(Charts and diagrams as code)
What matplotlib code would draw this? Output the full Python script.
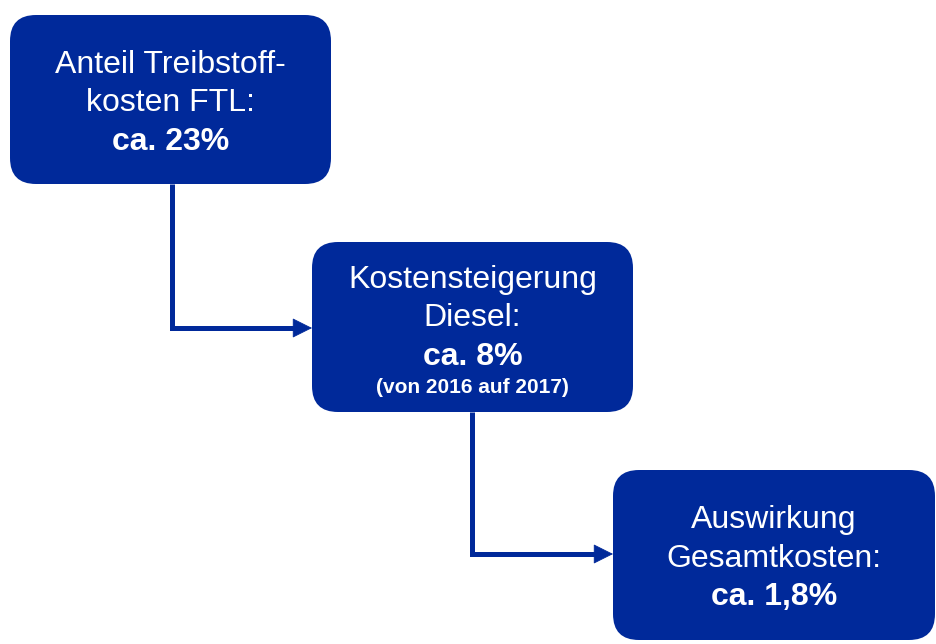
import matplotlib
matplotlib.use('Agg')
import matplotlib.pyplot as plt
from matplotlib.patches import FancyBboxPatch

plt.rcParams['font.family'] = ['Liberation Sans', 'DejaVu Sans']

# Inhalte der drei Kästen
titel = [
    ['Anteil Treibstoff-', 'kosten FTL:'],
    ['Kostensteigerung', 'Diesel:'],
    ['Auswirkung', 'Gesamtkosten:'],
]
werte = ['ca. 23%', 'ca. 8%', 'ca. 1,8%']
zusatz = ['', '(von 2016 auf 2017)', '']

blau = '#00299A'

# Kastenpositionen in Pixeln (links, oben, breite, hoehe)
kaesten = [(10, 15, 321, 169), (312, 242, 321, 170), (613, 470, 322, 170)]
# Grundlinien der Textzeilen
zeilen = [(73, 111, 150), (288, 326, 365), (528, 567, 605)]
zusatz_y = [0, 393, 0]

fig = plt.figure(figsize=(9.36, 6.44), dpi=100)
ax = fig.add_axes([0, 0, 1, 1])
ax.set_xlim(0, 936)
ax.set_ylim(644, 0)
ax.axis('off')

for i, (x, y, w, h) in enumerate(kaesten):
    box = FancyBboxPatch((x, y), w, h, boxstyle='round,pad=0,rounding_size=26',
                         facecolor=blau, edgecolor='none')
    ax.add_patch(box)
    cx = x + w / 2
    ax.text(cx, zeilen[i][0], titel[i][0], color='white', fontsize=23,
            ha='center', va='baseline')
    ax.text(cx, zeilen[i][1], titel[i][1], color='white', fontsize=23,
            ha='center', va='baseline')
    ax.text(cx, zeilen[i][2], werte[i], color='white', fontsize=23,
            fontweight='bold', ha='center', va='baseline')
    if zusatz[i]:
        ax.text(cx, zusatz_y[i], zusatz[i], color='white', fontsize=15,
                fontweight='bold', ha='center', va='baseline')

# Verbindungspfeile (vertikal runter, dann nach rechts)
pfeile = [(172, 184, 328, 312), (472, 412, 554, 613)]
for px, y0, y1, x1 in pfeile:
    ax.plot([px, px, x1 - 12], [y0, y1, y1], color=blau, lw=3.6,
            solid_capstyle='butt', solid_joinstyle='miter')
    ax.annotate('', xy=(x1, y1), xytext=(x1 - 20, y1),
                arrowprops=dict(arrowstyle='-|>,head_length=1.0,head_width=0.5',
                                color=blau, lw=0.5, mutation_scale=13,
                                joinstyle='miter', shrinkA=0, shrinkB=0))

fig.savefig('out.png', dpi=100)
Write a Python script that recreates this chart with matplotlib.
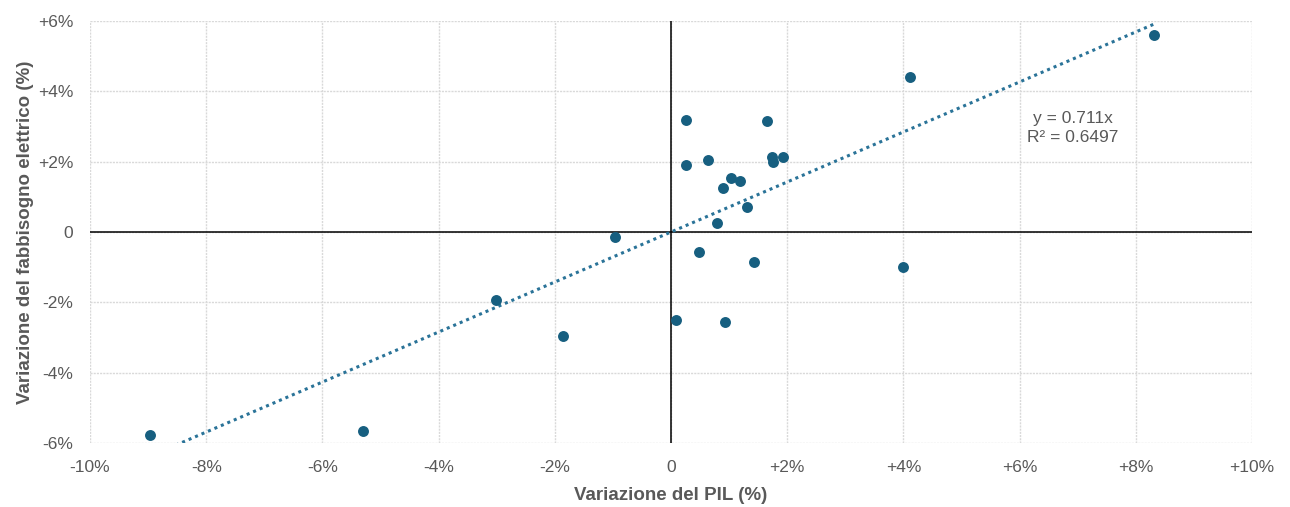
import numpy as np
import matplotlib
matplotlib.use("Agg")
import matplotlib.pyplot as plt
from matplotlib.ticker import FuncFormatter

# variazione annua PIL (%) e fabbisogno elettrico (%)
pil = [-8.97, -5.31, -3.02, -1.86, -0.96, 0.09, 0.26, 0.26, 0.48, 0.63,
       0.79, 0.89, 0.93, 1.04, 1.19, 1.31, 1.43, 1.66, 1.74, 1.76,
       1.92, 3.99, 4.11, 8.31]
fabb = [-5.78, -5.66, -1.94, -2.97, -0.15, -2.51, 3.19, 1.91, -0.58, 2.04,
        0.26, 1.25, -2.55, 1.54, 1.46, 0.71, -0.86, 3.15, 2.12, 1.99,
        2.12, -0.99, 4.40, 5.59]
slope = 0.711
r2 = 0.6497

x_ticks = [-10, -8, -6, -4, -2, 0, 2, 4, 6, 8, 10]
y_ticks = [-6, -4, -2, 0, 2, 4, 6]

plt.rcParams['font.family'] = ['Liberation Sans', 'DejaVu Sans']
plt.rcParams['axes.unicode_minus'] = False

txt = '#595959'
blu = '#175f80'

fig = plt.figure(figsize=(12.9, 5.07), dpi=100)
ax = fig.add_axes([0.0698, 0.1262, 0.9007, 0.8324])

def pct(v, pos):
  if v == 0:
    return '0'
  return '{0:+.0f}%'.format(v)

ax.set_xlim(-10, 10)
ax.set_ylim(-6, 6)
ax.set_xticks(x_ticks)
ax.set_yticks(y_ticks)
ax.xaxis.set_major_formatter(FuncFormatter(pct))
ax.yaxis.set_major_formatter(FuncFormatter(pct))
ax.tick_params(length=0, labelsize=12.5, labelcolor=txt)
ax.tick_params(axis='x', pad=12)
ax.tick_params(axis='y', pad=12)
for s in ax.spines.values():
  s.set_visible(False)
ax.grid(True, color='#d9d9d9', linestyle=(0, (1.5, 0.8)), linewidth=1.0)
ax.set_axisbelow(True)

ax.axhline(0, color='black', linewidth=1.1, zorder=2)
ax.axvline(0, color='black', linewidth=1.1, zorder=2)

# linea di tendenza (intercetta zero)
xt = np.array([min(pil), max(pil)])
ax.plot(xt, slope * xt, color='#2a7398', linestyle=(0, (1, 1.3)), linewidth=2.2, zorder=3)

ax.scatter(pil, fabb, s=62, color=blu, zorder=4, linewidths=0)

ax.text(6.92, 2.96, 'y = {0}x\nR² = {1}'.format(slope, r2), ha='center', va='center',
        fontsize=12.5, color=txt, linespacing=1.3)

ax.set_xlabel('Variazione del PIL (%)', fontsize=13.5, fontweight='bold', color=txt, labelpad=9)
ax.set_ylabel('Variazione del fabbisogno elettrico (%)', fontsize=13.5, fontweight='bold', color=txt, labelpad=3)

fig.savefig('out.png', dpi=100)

> **Directions for this task**
Give back all entries exactly. No pictures belong in the copy.

> **Written response**
What matplotlib code would draw this? Output the full Python script.
import matplotlib
matplotlib.use('Agg')
import matplotlib.pyplot as plt
from matplotlib.patches import FancyBboxPatch

plt.rcParams['font.family'] = ['Liberation Sans', 'DejaVu Sans']

# Inhalte der drei Kästen
titel = [
    ['Anteil Treibstoff-', 'kosten FTL:'],
    ['Kostensteigerung', 'Diesel:'],
    ['Auswirkung', 'Gesamtkosten:'],
]
werte = ['ca. 23%', 'ca. 8%', 'ca. 1,8%']
zusatz = ['', '(von 2016 auf 2017)', '']

blau = '#00299A'

# Kastenpositionen in Pixeln (links, oben, breite, hoehe)
kaesten = [(10, 15, 321, 169), (312, 242, 321, 170), (613, 470, 322, 170)]
# Grundlinien der Textzeilen
zeilen = [(73, 111, 150), (288, 326, 365), (528, 567, 605)]
zusatz_y = [0, 393, 0]

fig = plt.figure(figsize=(9.36, 6.44), dpi=100)
ax = fig.add_axes([0, 0, 1, 1])
ax.set_xlim(0, 936)
ax.set_ylim(644, 0)
ax.axis('off')

for i, (x, y, w, h) in enumerate(kaesten):
    box = FancyBboxPatch((x, y), w, h, boxstyle='round,pad=0,rounding_size=26',
                         facecolor=blau, edgecolor='none')
    ax.add_patch(box)
    cx = x + w / 2
    ax.text(cx, zeilen[i][0], titel[i][0], color='white', fontsize=23,
            ha='center', va='baseline')
    ax.text(cx, zeilen[i][1], titel[i][1], color='white', fontsize=23,
            ha='center', va='baseline')
    ax.text(cx, zeilen[i][2], werte[i], color='white', fontsize=23,
            fontweight='bold', ha='center', va='baseline')
    if zusatz[i]:
        ax.text(cx, zusatz_y[i], zusatz[i], color='white', fontsize=15,
                fontweight='bold', ha='center', va='baseline')

# Verbindungspfeile (vertikal runter, dann nach rechts)
pfeile = [(172, 184, 328, 312), (472, 412, 554, 613)]
for px, y0, y1, x1 in pfeile:
    ax.plot([px, px, x1 - 12], [y0, y1, y1], color=blau, lw=3.6,
            solid_capstyle='butt', solid_joinstyle='miter')
    ax.annotate('', xy=(x1, y1), xytext=(x1 - 20, y1),
                arrowprops=dict(arrowstyle='-|>,head_length=1.0,head_width=0.5',
                                color=blau, lw=0.5, mutation_scale=13,
                                joinstyle='miter', shrinkA=0, shrinkB=0))

fig.savefig('out.png', dpi=100)
Write a Python script that recreates this chart with matplotlib.
import numpy as np
import matplotlib
matplotlib.use("Agg")
import matplotlib.pyplot as plt
from matplotlib.ticker import FuncFormatter

# variazione annua PIL (%) e fabbisogno elettrico (%)
pil = [-8.97, -5.31, -3.02, -1.86, -0.96, 0.09, 0.26, 0.26, 0.48, 0.63,
       0.79, 0.89, 0.93, 1.04, 1.19, 1.31, 1.43, 1.66, 1.74, 1.76,
       1.92, 3.99, 4.11, 8.31]
fabb = [-5.78, -5.66, -1.94, -2.97, -0.15, -2.51, 3.19, 1.91, -0.58, 2.04,
        0.26, 1.25, -2.55, 1.54, 1.46, 0.71, -0.86, 3.15, 2.12, 1.99,
        2.12, -0.99, 4.40, 5.59]
slope = 0.711
r2 = 0.6497

x_ticks = [-10, -8, -6, -4, -2, 0, 2, 4, 6, 8, 10]
y_ticks = [-6, -4, -2, 0, 2, 4, 6]

plt.rcParams['font.family'] = ['Liberation Sans', 'DejaVu Sans']
plt.rcParams['axes.unicode_minus'] = False

txt = '#595959'
blu = '#175f80'

fig = plt.figure(figsize=(12.9, 5.07), dpi=100)
ax = fig.add_axes([0.0698, 0.1262, 0.9007, 0.8324])

def pct(v, pos):
  if v == 0:
    return '0'
  return '{0:+.0f}%'.format(v)

ax.set_xlim(-10, 10)
ax.set_ylim(-6, 6)
ax.set_xticks(x_ticks)
ax.set_yticks(y_ticks)
ax.xaxis.set_major_formatter(FuncFormatter(pct))
ax.yaxis.set_major_formatter(FuncFormatter(pct))
ax.tick_params(length=0, labelsize=12.5, labelcolor=txt)
ax.tick_params(axis='x', pad=12)
ax.tick_params(axis='y', pad=12)
for s in ax.spines.values():
  s.set_visible(False)
ax.grid(True, color='#d9d9d9', linestyle=(0, (1.5, 0.8)), linewidth=1.0)
ax.set_axisbelow(True)

ax.axhline(0, color='black', linewidth=1.1, zorder=2)
ax.axvline(0, color='black', linewidth=1.1, zorder=2)

# linea di tendenza (intercetta zero)
xt = np.array([min(pil), max(pil)])
ax.plot(xt, slope * xt, color='#2a7398', linestyle=(0, (1, 1.3)), linewidth=2.2, zorder=3)

ax.scatter(pil, fabb, s=62, color=blu, zorder=4, linewidths=0)

ax.text(6.92, 2.96, 'y = {0}x\nR² = {1}'.format(slope, r2), ha='center', va='center',
        fontsize=12.5, color=txt, linespacing=1.3)

ax.set_xlabel('Variazione del PIL (%)', fontsize=13.5, fontweight='bold', color=txt, labelpad=9)
ax.set_ylabel('Variazione del fabbisogno elettrico (%)', fontsize=13.5, fontweight='bold', color=txt, labelpad=3)

fig.savefig('out.png', dpi=100)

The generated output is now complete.